Zahnmedizin

Greifswalder Studie bestätigt: Tiefe Parodontaltaschen fördern Demenzrisiko

Die Längsschnittstudie SHIP (Study of Health in Pomerania) erforscht seit 1997 den Einfluss von Munderkrankungen auf den allgemeinen Gesundheitszustand der Bevölkerung. Daten dieser Studie zeigen, dass eine chronische Parodontitis – von der je nach Alter 15 bis 45 % der Menschen betroffen sind – das Risiko für Herz-Kreislauf-Erkrankungen und Demenz erhöht.

Jetzt haben Wissenschaftler der Universitätsmedizin Greifswald in der US-amerikanischen Fachzeitschrift Alzheimer’s & Dementia eine neue Studie veröffentlicht, die bisherige Erkenntnisse über einen Zusammenhang der Parodontitis mit der Alzheimer-Krankheit bestätigt.

„Es ist sehr schwierig, methodisch aussagekräftige Studien zu den Auswirkungen der Parodontitis durchzuführen. Erst neu entwickelte statistische Modelle ermöglichen es, eine kontrollierte klinische Studie nachzubilden, indem verfügbare Daten von behandelten und unbehandelten Probanden kombiniert werden“, erklärt Dr. Christian Schwahn von der Abteilung für Prothetische Zahnheilkunde, Gerodontologie und Biomaterialien. „Erstmals konnte der Zusammenhang zwischen der Behandlung der chronischen Parodontitis und der präklinischen Alzheimer-Erkrankung in einem quasi-experimentellen Modell mit 177 parodontal behandelten Patienten aus der Greifswald Approach to Individualized Medicine (GANI_MED)-Studie und 409 unbehandelten Teilnehmern aus der SHIP-Studie analysiert werden.“

Moderater bis starker Effekt deutlich nachweisbar

Die Parodontitis-Behandlung durch einen auf Zahnfleischerkrankungen spezialisierten Zahnarzt zeigte einen günstigen Effekt auf den Verlust von Hirnsubstanz, der als moderat bis schwer eingeschätzt werden konnte.

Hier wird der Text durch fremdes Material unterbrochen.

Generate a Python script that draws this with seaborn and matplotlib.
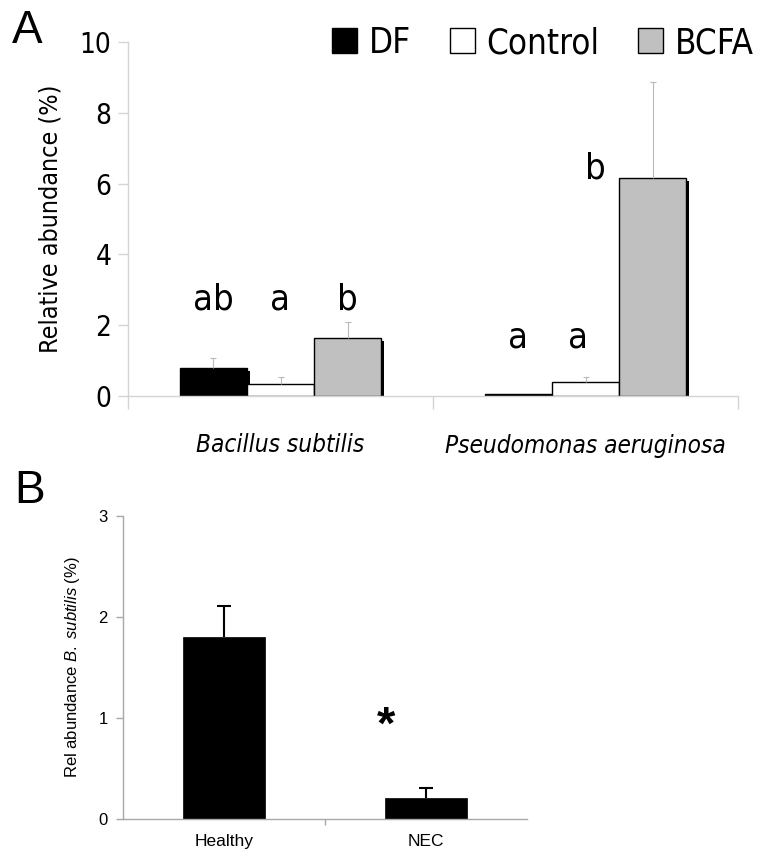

„Diese Ergebnisse sind insofern bemerkenswert, als die Parodontitis-Patienten zum Zeitpunkt der MRT-Untersuchung jünger als 60 Jahre waren und zwischen der zahnärztlichen Behandlung und der MRT-Untersuchung im Median 7,3 Jahre lagen“, betonten die Ko-Autoren Prof. Thomas Kocher, Direktor der Klinik für Zahnerhaltung, Parodontologie, Endodontologie sowie Kinder- und Präventivzahnheilkunde, und Prof. Hans J. Grabe, Direktor der Klinik für Psychiatrie und Psychotherapie an der Universitätsmedizin Greifswald.

„Unser Ansatz liegt eindeutig in der Vorbeugung und frühzeitigen Behandlung von Zahnfleischerkrankungen, die durch eine Vielzahl von Erregern ausgelöst werden können, um solche möglichen Folgeschäden im Vorfeld zu verhindern“, so Kocher. Eine seit Frühjahr 2019 laufende Studie in den USA (https://clinicaltrials.gov/ct2/show/study/NCT03823404) setzt dagegen auf die Erprobung von Medikamenten. Diese sollen bei Probanden über 55 Jahren, die bereits an Alzheimer erkrankt sind, einen Behandlungseffekt erzielen, indem sie die schädlichen Auswirkungen des parodontalen Schlüsselerregers (P. gingivalis) im Gehirn bekämpfen.

„Wir werden uns in diesem Bereich weiterhin auf Beobachtungsstudien verlassen müssen, die einer kontrollierten klinischen Studie nachempfunden sind“, sagt Dr. Christian Schwahn. „Eine klinische Studie mit einer Placebo-Behandlung in einer Patientengruppe, also mit absichtlich zahnärztlich unbehandelten Patienten, ist aus ethischen und medizinischen Gründen nicht durchführbar.“

In Deutschland leiden etwa 11,5 Millionen Menschen an einer schweren Form dieser Volkskrankheit. Damit ist die Parodontitis nach der Karies die zweithäufigste Erkrankung der Mundhöhle.